Example: all works by an author (Geoffrey Hinton)

{
"mode": "byAuthorIds",
"authorIds": ["A1969205038"],
"minCitedBy": 100,
"maxItems": 200
}

Example: open-access ML papers only

{
"mode": "searchWorks",
"searchQuery": "machine learning fairness",
"openAccessOnly": true,
"workType": "article",
"publicationYearMin": 2020
}

Use cases

  • Literature reviews — bulk-export every paper matching a topic across all disciplines
  • Citation tracking — find the most-cited works on a topic, or all works citing a specific paper
  • Author intelligence — track an author's publication record, h-index, institutional affiliations
  • Open-access auditing — find OA copies of every paper in a reading list
  • Topic monitoring — schedule recurring runs to catch new papers in your area
  • Cross-database enrichment — feed DOIs from arXiv / PubMed / Crossref → enrich with OpenAlex citations

FAQ

What's OpenAlex? An open replacement for Microsoft Academic Graph: 250M+ scholarly works, 80M+ authors, free for any use, fully indexed by content+citations. See openalex.org.

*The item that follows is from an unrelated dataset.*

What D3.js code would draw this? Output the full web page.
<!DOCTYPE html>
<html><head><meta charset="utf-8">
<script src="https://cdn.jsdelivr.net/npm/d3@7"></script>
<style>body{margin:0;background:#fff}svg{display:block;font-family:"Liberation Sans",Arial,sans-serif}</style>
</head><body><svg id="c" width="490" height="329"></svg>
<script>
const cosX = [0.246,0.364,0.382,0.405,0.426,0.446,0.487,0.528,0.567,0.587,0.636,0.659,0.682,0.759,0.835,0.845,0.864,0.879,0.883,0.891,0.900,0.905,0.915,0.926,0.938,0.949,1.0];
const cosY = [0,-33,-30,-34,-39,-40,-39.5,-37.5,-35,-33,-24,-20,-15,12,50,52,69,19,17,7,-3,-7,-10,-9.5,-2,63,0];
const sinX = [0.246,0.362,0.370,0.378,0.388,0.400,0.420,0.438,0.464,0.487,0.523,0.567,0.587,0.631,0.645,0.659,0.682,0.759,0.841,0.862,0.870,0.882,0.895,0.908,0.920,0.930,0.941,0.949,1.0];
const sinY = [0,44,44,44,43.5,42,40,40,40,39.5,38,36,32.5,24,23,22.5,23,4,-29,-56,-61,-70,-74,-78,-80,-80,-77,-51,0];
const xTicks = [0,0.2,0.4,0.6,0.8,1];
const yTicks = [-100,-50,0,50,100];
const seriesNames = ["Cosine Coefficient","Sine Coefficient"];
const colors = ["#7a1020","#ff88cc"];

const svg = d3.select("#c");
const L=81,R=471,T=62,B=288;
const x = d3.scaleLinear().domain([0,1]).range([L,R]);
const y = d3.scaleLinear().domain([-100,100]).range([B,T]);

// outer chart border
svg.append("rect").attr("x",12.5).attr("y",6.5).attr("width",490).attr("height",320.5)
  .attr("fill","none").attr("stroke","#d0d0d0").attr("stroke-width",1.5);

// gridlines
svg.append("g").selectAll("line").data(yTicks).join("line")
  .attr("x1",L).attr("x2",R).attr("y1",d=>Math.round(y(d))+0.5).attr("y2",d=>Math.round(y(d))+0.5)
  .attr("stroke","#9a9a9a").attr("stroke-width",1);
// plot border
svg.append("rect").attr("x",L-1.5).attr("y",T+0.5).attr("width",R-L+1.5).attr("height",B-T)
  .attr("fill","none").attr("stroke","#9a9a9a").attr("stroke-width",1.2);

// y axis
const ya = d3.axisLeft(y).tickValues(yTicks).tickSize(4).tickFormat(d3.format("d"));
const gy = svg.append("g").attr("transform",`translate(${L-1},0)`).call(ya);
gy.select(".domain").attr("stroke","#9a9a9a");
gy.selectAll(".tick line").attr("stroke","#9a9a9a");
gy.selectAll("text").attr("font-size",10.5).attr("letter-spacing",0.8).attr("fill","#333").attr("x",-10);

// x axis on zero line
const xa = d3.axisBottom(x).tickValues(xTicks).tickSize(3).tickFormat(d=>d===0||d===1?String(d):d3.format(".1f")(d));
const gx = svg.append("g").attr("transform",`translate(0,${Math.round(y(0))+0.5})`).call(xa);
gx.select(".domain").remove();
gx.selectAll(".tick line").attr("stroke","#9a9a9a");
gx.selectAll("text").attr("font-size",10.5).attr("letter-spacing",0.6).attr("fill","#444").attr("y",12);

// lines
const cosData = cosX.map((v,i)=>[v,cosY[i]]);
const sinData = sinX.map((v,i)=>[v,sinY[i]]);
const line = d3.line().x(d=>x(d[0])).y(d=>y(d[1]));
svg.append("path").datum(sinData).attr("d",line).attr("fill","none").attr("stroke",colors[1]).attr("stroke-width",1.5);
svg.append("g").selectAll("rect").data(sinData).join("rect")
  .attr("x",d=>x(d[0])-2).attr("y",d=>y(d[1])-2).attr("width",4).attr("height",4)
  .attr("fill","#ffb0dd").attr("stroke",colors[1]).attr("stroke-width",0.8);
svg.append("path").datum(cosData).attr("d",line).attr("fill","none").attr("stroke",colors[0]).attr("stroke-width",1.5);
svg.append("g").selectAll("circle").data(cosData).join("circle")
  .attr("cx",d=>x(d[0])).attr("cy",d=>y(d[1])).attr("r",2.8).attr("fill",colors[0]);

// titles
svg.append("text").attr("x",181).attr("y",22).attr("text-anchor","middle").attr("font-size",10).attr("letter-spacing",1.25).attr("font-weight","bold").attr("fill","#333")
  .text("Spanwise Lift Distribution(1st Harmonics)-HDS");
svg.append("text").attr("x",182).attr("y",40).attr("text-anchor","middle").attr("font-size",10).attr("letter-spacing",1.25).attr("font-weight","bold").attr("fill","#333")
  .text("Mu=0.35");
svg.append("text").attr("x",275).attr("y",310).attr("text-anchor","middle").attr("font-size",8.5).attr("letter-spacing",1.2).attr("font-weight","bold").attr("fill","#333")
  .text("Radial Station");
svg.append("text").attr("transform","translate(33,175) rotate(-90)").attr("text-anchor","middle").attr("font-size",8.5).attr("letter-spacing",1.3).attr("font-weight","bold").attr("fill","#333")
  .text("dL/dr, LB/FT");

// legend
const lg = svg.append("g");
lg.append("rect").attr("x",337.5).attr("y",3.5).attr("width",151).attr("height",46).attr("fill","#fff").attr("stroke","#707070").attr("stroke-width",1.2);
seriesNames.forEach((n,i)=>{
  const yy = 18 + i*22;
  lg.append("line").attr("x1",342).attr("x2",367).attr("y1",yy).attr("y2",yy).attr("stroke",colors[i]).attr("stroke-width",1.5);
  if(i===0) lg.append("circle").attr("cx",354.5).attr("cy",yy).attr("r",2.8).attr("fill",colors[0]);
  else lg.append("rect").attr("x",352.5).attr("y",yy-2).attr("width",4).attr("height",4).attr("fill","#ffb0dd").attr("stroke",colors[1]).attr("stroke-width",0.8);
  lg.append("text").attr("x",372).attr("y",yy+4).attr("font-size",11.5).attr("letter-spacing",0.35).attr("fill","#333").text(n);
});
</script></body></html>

Is there a rate limit? Yes — 100k requests/day in the polite pool (anyone with an email in their User-Agent). The actor sets this header automatically.

Why are abstracts sometimes missing? OpenAlex omits abstracts when their license doesn't permit redistribution. The actor returns whatever's available; missing abstracts mean the source publisher doesn't allow it.

How does it differ from arXiv / PubMed? OpenAlex is broader — covers all disciplines, all sources (preprint servers, journals, books, datasets). arXiv only covers preprints in physics/math/CS. PubMed only covers biomedical literature.

What ID formats are accepted? OpenAlex IDs (W123…, A123…), full DOI URLs (https://doi.org/10.1145/...), bare DOIs (10.1145/...), pmid:N, pmcid:N, and ORCIDs (0000-0001-…).

What's fwci? Field-weighted citation impact — a paper's citation count normalized to its field's average. 1.0 = field average, 2.0 = twice field average, etc. Useful for cross-discipline comparison.

Why is concepts capped at 10? OpenAlex assigns dozens of low-confidence concepts per work. We keep the top 10 (already sorted by score) for table display compactness; the full list is in OpenAlex's web UI.

How fresh is the data? Daily — OpenAlex re-indexes nightly from Crossref, PubMed, ORCID, ROR, etc.